§ Written problem: Please write the listing below out again exactly, leaving every picture behind.

§ Material:
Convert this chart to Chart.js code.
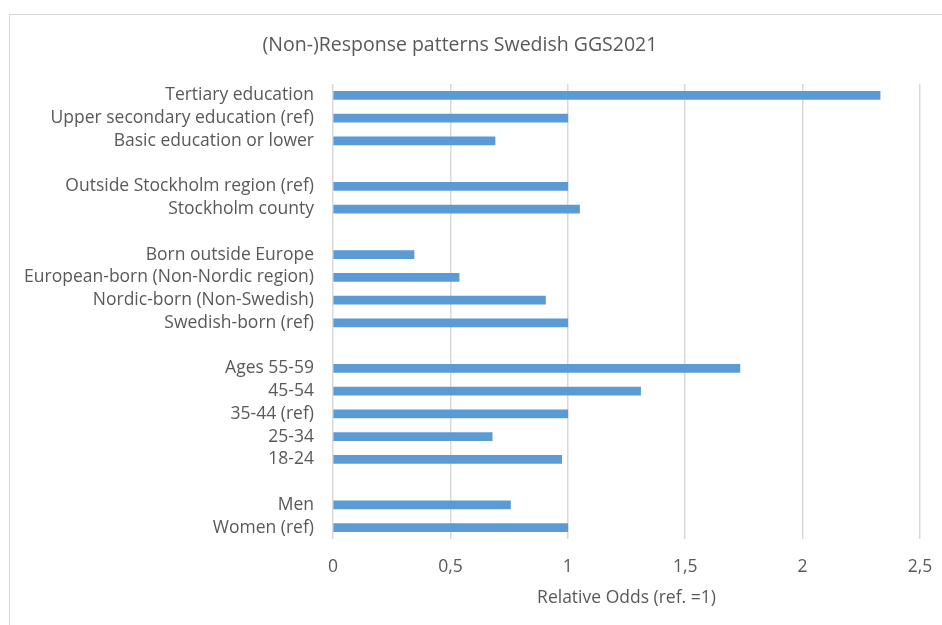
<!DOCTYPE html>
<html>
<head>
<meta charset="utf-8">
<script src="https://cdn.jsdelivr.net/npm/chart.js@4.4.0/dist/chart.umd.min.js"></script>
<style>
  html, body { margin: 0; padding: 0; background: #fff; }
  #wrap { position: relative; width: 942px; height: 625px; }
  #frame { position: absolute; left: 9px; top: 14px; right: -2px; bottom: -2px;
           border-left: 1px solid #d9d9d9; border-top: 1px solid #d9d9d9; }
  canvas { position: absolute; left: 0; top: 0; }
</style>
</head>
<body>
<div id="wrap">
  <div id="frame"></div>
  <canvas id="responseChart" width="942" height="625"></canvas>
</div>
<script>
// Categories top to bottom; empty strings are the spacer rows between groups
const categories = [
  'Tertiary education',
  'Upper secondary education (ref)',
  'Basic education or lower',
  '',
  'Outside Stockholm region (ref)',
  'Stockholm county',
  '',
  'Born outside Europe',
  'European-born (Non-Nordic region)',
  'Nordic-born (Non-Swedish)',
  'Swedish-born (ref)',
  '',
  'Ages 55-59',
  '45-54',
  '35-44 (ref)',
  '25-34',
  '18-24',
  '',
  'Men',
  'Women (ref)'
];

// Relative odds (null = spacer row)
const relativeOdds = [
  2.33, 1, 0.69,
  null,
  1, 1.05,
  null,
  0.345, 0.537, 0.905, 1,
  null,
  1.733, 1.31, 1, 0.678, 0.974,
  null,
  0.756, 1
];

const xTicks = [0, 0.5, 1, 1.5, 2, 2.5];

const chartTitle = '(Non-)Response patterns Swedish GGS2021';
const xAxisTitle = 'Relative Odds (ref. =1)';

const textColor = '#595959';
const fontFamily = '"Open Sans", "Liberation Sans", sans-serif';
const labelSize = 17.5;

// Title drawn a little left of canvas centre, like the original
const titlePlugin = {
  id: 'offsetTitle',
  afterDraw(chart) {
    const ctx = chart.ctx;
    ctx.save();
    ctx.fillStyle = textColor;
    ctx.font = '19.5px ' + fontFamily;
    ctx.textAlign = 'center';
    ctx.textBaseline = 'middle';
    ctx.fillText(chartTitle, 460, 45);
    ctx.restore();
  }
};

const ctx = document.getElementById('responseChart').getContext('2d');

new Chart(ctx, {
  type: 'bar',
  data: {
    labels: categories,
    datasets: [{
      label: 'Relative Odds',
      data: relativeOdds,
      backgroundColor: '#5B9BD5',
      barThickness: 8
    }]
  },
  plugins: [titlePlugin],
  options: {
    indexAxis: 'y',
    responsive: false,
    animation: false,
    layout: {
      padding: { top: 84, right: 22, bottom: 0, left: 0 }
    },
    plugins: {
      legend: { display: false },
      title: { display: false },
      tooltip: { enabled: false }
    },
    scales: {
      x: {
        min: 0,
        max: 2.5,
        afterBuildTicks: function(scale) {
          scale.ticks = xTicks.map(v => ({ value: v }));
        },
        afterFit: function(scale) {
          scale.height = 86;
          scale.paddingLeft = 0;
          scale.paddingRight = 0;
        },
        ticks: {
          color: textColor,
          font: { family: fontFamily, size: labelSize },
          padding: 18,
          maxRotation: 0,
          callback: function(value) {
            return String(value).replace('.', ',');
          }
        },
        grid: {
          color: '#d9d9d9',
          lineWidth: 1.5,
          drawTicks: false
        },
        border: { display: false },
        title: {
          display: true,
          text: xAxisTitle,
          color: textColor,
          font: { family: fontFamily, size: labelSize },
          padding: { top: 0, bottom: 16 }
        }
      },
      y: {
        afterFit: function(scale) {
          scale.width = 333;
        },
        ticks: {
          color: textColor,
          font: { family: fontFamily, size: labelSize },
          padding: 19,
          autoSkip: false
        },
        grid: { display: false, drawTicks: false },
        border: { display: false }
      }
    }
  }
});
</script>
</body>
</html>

§ Solution to the problem:
Convert this chart to Chart.js code.
<!DOCTYPE html>
<html>
<head>
<meta charset="utf-8">
<script src="https://cdn.jsdelivr.net/npm/chart.js@4.4.0/dist/chart.umd.min.js"></script>
<style>
  html, body { margin: 0; padding: 0; background: #fff; }
  #wrap { position: relative; width: 942px; height: 625px; }
  #frame { position: absolute; left: 9px; top: 14px; right: -2px; bottom: -2px;
           border-left: 1px solid #d9d9d9; border-top: 1px solid #d9d9d9; }
  canvas { position: absolute; left: 0; top: 0; }
</style>
</head>
<body>
<div id="wrap">
  <div id="frame"></div>
  <canvas id="responseChart" width="942" height="625"></canvas>
</div>
<script>
// Categories top to bottom; empty strings are the spacer rows between groups
const categories = [
  'Tertiary education',
  'Upper secondary education (ref)',
  'Basic education or lower',
  '',
  'Outside Stockholm region (ref)',
  'Stockholm county',
  '',
  'Born outside Europe',
  'European-born (Non-Nordic region)',
  'Nordic-born (Non-Swedish)',
  'Swedish-born (ref)',
  '',
  'Ages 55-59',
  '45-54',
  '35-44 (ref)',
  '25-34',
  '18-24',
  '',
  'Men',
  'Women (ref)'
];

// Relative odds (null = spacer row)
const relativeOdds = [
  2.33, 1, 0.69,
  null,
  1, 1.05,
  null,
  0.345, 0.537, 0.905, 1,
  null,
  1.733, 1.31, 1, 0.678, 0.974,
  null,
  0.756, 1
];

const xTicks = [0, 0.5, 1, 1.5, 2, 2.5];

const chartTitle = '(Non-)Response patterns Swedish GGS2021';
const xAxisTitle = 'Relative Odds (ref. =1)';

const textColor = '#595959';
const fontFamily = '"Open Sans", "Liberation Sans", sans-serif';
const labelSize = 17.5;

// Title drawn a little left of canvas centre, like the original
const titlePlugin = {
  id: 'offsetTitle',
  afterDraw(chart) {
    const ctx = chart.ctx;
    ctx.save();
    ctx.fillStyle = textColor;
    ctx.font = '19.5px ' + fontFamily;
    ctx.textAlign = 'center';
    ctx.textBaseline = 'middle';
    ctx.fillText(chartTitle, 460, 45);
    ctx.restore();
  }
};

const ctx = document.getElementById('responseChart').getContext('2d');

new Chart(ctx, {
  type: 'bar',
  data: {
    labels: categories,
    datasets: [{
      label: 'Relative Odds',
      data: relativeOdds,
      backgroundColor: '#5B9BD5',
      barThickness: 8
    }]
  },
  plugins: [titlePlugin],
  options: {
    indexAxis: 'y',
    responsive: false,
    animation: false,
    layout: {
      padding: { top: 84, right: 22, bottom: 0, left: 0 }
    },
    plugins: {
      legend: { display: false },
      title: { display: false },
      tooltip: { enabled: false }
    },
    scales: {
      x: {
        min: 0,
        max: 2.5,
        afterBuildTicks: function(scale) {
          scale.ticks = xTicks.map(v => ({ value: v }));
        },
        afterFit: function(scale) {
          scale.height = 86;
          scale.paddingLeft = 0;
          scale.paddingRight = 0;
        },
        ticks: {
          color: textColor,
          font: { family: fontFamily, size: labelSize },
          padding: 18,
          maxRotation: 0,
          callback: function(value) {
            return String(value).replace('.', ',');
          }
        },
        grid: {
          color: '#d9d9d9',
          lineWidth: 1.5,
          drawTicks: false
        },
        border: { display: false },
        title: {
          display: true,
          text: xAxisTitle,
          color: textColor,
          font: { family: fontFamily, size: labelSize },
          padding: { top: 0, bottom: 16 }
        }
      },
      y: {
        afterFit: function(scale) {
          scale.width = 333;
        },
        ticks: {
          color: textColor,
          font: { family: fontFamily, size: labelSize },
          padding: 19,
          autoSkip: false
        },
        grid: { display: false, drawTicks: false },
        border: { display: false }
      }
    }
  }
});
</script>
</body>
</html>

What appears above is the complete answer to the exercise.